Les Hauts de Hurlevent – Emily Brontë

Cela faisait un long moment que je souhaitais découvrir ce grand classique de la littérature anglaise victorienne. En effet, qui n’a pas déjà entendu parler du talent de l’avant-dernière des soeurs Brontë et de l’histoire d’amour passionnée de Catherine Earnshaw et d’Heathcliff ?

C’est en craquant pour les magnifiques éditions de la collection « Romans Eternels » que j’ai reçu ce livre culte (parmi une série d’une vingtaine d’autres romans qui ornent fièrement ma bibliothèque). Je n’avais donc plus d’excuse et je me suis plongée dans cette oeuvre.

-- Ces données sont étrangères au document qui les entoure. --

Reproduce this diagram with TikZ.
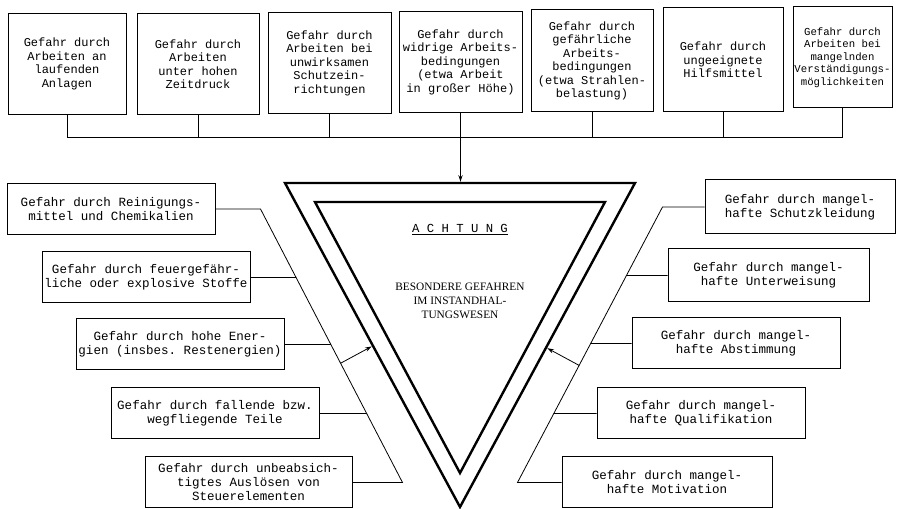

Le livre : « Les Hauts de Hurlevent » (pour retrouver cette superbe édition c’est ici)

Crédit photo : L&T

L’autrice : Emily Brontë est une poétesse et romancière britannique, sœur des écrivaines Charlotte et Anne Brontë. Fille de pasteur, elle est la cinquième enfant d’une famille de six. Elle passera la quasi totalité de sa vie dans le presbytère de Haworth dans lequel son père officie. Elle perd sa mère très jeune et ses deux sœurs aînées de tuberculose. Elle se réfugie alors dans l’imaginaire. Elle crée avec ses sœurs et son frère un personnage imaginaire qu’ils mettent en scène dans divers contes. Emily a de gros problèmes relationnels avec le monde extérieur et deux tentatives de scolarisation sont des échecs. Elle devient, malgré tout, institutrice mais finit par abandonner son poste et sa fonction. En 1842, elle part en Europe, à Bruxelles, où elle apprend le français et le piano. À son retour, elle devient la femme de charge du presbytère et partage son temps entre écriture et promenade sur la lande. C’est la découverte des talents de poète d’Emily qui conduit les sœurs Brontë à publier, à compte d’auteur, un recueil de leurs poésies en 1846. À cause des préjugés de cette époque à l’encontre des auteurs femmes, toutes les trois utilisent des pseudonymes masculins, Emily devenant « Ellis Bell ». Toujours à compte d’auteure et toujours sous son pseudonyme, Emily publie ensuite en 1847 son unique roman, « Les Hauts de Hurlevent ». Il est considéré comme l’un des plus grands classiques de la littérature anglaise. Elle s’occupe aussi beaucoup de son frère devenu alcoolique à la suite d’une déception amoureuse. À l’enterrement de celui-ci (1848), Emily, sans doute déjà contaminée par la tuberculose, prend froid et refuse de se soigner. Elle meurt de la tuberculose la même année.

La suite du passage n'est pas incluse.